I'm not big on name brands, but you've really got to watch the Sears clearance racks. I've picked up satin tanks for 99 cents, jeans for $2, shirts for $2-5, nice dresses for $3, and shoes for $5. Just keep your eye out for the 90% off signs. They mark their clearance racks 90% off the clearance price at the end of the seasons. The stuff goes fast, but it's definately worth checking out now and then.

Julie said...

My kids don't get name brand stuff unless it's A)given to them as gifts or hand-me-downs or B)I find it at Goodwill or Salvation Army.

Fortunately, even though my kids would LOVE to shop at all the "cool" stores, they understand that they could get ONE new shirt or pair of jeans from said stores, or they could get about 12 different OUTFITS somewhere else.

Anonymous said...

$12 isn't bad for a shirt but now you have given them a taste and they will only want more more more. You are doomed!!!!!

We stick with JC Penny, Target, etc. =)

Mabunny said...

Oh wow, glad I don't have to go thru the horror or back to school shopping. I do miss going for supplies though a bit. We wound up buying Nicoles stuff for this year at the end of last school year. We can order it prepaid and it will be delivered the week before school to the appropriate teacher. This was our first year to try that. She also wears school uniforms and all of the ones from last year fit her since she shot up in height and slimmed down! woohoo! but this weekend we do have to go to get haircuts, and new socks and underwear which she gets at the beginning of each new school year. Yippee...

Dora said...

Just stumbled on your blog and LOVE it! Thankfully my kids are too young to care about name brands but my sister has 2 high school age boys! They refuse to wear anything unless it's name brand. My sister is an amazing shopper and NEVER pays full price for anything. She will only look/ buy off the clerance rack. I've seen her get shits for $3 at Aeropostale! She also love buying at Plato's Closet. They sell "teen" gently used clothes. A cool thrift store...who knew?

T with Honey said...

I hope this little story doesn't have you running back to the store to return your shirts but...

I can't help but laugh every time I see someone wearing a t-shirt with Hollister printed all over it because all I can think of is poop. Yes, poop.

Why?

Because I had an ileostomy for 3 years of my life and the name of the company I bought my ostomy supplies from... Hollister. The ostomy brand name came first so I have to laugh at the geniuses that decided upon that name for the clothing company.

I have saved my aunts and uncles tons of money by relaying this info to my younger cousins.

Kirsten said...

I hate this store. I mean, I really really dislike it. Went in once, got an immediate migraine and thought I was going to throw up. Actually felt drunk in fact. So confusing, everyone so skinny and naked looking. So glad my kids are 6 & 3. My day is coming though.

Melanie said...

The husband and I used to go in Hollister when we were living in CA, but just the other day we went into one here and we thought we were going to die. 2 kids and a different state later we thought it was loud and dark! Man when did we get old?

Devin said...

You just put every feeling and emotion I have ever had when I walk into that store into words...
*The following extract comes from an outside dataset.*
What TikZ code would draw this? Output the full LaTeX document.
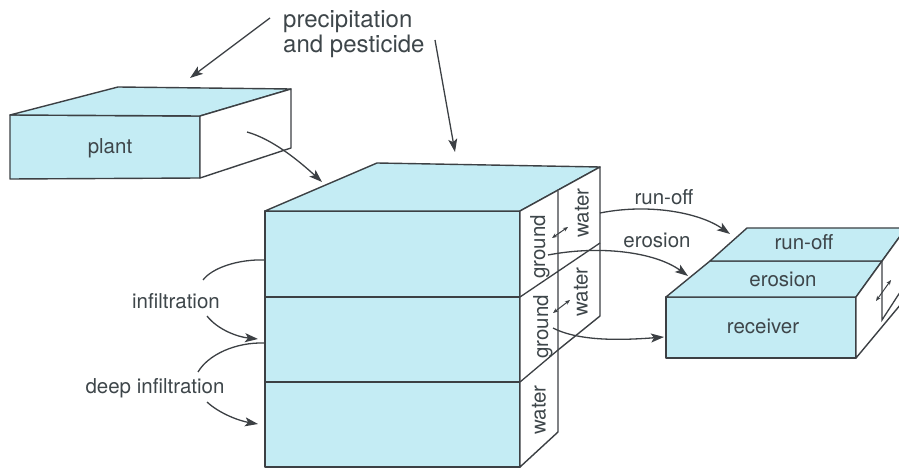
\documentclass[tikz,border=0pt]{standalone}
\usepackage{fontspec}
\setmainfont{TeX Gyre Heros}
\usetikzlibrary{arrows.meta}
\definecolor{soil}{RGB}{196,236,244}
\definecolor{ink}{RGB}{60,64,68}
\definecolor{txt}{RGB}{62,70,74}
\tikzset{%
  face/.style = {draw=ink, line width=1.4pt, line join=round, fill=soil},
  blank/.style = {face, fill=white},
  edge/.style = {draw=ink, line width=1.3pt},
  flow/.style = {edge, -{Stealth[length=13pt,width=9pt,inset=3pt]}},
  swap/.style = {draw=ink, line width=1pt,
    {Stealth[length=5pt,width=4pt]}-{Stealth[length=5pt,width=4pt]}},
  lbl/.style = {text=txt, inner sep=0pt, font=\fontsize{20.5}{23}\selectfont},
  side/.style = {lbl, rotate=90, anchor=center}
}
\begin{document}
\begin{tikzpicture}[x=1pt,y=-1pt]
  \clip (0,0) rectangle (899,470);
  % plant
  \draw[face] (10,115) -- (200,116) -- (200,178) -- (10,179) -- cycle;
  \draw[face] (10,115) -- (118,87) -- (291,89) -- (200,116) -- cycle;
  \draw[blank] (200,116) -- (291,89) -- (291,148) -- (200,178) -- cycle;
  \node[lbl, anchor=base] (plant) at (110,154) {plant};

  % soil column
  \draw[face] (265,211) rectangle (520,467);
  \draw[edge] (265,297) -- (520,297) (265,382) -- (520,382);
  \draw[face] (265,211) -- (377,163) -- (600,167) -- (520,211) -- cycle;
  \draw[blank] (520,211) -- (600,167) -- (600,316) -- (558,350)
    -- (558,432) -- (520,467) -- cycle;
  \draw[edge] (520,297) -- (600,243) (520,382) -- (558,350) (558,191) -- (558,350);
  \node[side] (g1) at (540,247) {ground};
  \node[side] (w1) at (582,213) {water};
  \node[side] (g2) at (543,327) {ground};
  \node[side] (w2) at (581,292) {water};
  \node[side] (w3) at (539,410) {water};

  % receiver
  \draw[face] (666,297) rectangle (856,358);
  \draw[face] (666,297) -- (710,261) -- (882,261) -- (856,297) -- cycle;
  \draw[face] (710,261) -- (747,228) -- (906,228) -- (882,261) -- cycle;
  \draw[blank] (856,297) -- (906,228) -- (906,298) -- (856,358) -- cycle;
  \draw[edge] (882,261) -- (882,320) -- (906,283);
  \node[lbl, anchor=base] (runbox) at (804,250) {run-off};
  \node[lbl, anchor=base] (erobox) at (783,287) {erosion};
  \node[lbl, anchor=base] (recv) at (763,333) {receiver};

  % labels
  \node[lbl, font=\fontsize{24}{25}\selectfont, align=left, anchor=north west]
    (rain) at (283,10) {precipitation\\and pesticide};
  \node[lbl, anchor=base] (inf) at (176,308) {infiltration};
  \node[lbl, anchor=base] (deep) at (155,393) {deep infiltration};
  \node[lbl, anchor=base] (run) at (664,205) {run-off};
  \node[lbl, anchor=base] (ero) at (657,248) {erosion};

  % end points
  \coordinate (r1) at (270,18);   \coordinate (p1) at (190,78);
  \coordinate (r2) at (435,40);   \coordinate (s1) at (455,152);
  \coordinate (p2) at (247,132);  \coordinate (s2) at (322,182);
  \coordinate (a1) at (265,260);  \coordinate (a2) at (203,280);
  \coordinate (a3) at (207,316);  \coordinate (a4) at (258,339);
  \coordinate (b1) at (265,343);  \coordinate (b2) at (198,372);
  \coordinate (b3) at (207,402);  \coordinate (b4) at (258,424);
  \coordinate (c1) at (600,213);  \coordinate (c2) at (730,234);
  \coordinate (d1) at (548,255);  \coordinate (d2) at (688,276);
  \coordinate (e1) at (553,328);  \coordinate (e2) at (664,337);

  % flows
  \draw[flow] (r1) -- (p1);
  \draw[flow] (r2) -- (s1);
  \draw[flow] (p2) .. controls (272,139) and (298,160) .. (s2);
  \draw[edge] (a1) .. controls (238,259) and (212,268) .. (a2);
  \draw[flow] (a3) .. controls (218,330) and (238,337) .. (a4);
  \draw[edge] (b1) .. controls (235,342) and (208,355) .. (b2);
  \draw[flow] (b3) .. controls (220,414) and (240,421) .. (b4);
  \draw[flow] (c1) .. controls (650,203) and (700,213) .. (c2);
  \draw[flow] (d1) .. controls (600,245) and (655,252) .. (d2);
  \draw[flow] (e1) .. controls (580,342) and (625,340) .. (e2);
  \draw[swap] (552,238) -- (568,227);
  \draw[swap] (553,313) -- (570,300);
  \draw[swap] (876,301) -- (891,280);
\end{tikzpicture}
\end{document}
Thank you, thank you for this hilarious post! Absolutely made my day.

Tara@From Dawn Till Rusk said...

I have absolutely not idea what or who Hollister is but I catch your drift. We have similar stores here in England and there are plenty of Keep-up-with-the-Jones' mums who check out what 'label' your tot is wearing. Urgh!

Mabunny said...

Michelle, please please read your email... i sent you one a little while ago about a child and family that may need its4thekids help!
hope to hear back from you soon!

Theresa said...

Thanks for the laugh. You crack me up!

T

Anonymous said...

I don't want anyone to think I am making fun of them because that is not the intent of this comment, but I laughed all the way through your post and then almost peed myself when I read the comment from Dora that said she has "seen her sister get the shits for $3 at Aeropostale"!! What a visual that created!!! And I've never been in Hollister but it definitely sounds like a store that could give me the shits!! LOL

Debbie Yost said...

I shop Gap outlet because I like the style for my oldest and the clothes hold up better than Walmart, but I refuse to buy any shirts that blaze the name of the brand across the shirt. It really bugs me to pay $40 to advertise for them. Seriously, I should get a discount for that! I remember in Jr. High and High School Jordache and Vidal Sasoon jeans were the rage. Now you buy them at Walmart. How brands change!

RefreshMom said...

I know this is from last week, but I relived our own trip to the mall (probably about the same date) and my encounter with Hollister's equally dimly lit underdressed sibling "Abercrombie and Fitch." I am soooo glad my kids are too young to crave those labels yet (heck, they don't give a whit whether I pull out Gymboree or Children's Place or Sears!).

Am I the only mom in America who has an asthma attack walking by the OUTside of those stores? If the "perfume" is that strong in the center of the mall, what must it be like inside? I haven't had the nerve to find out. I hadn't used my "rescue inhaler" for days, but simply being within 20 feet of their entrance sent me digging through my purse to find it!

I'm actually hoping either for their demise, for a new marketing team that nixes the use of noxious fumes or for the rise of a new, brightly lit, fun (and tame) hip store by the time my boys care about those things!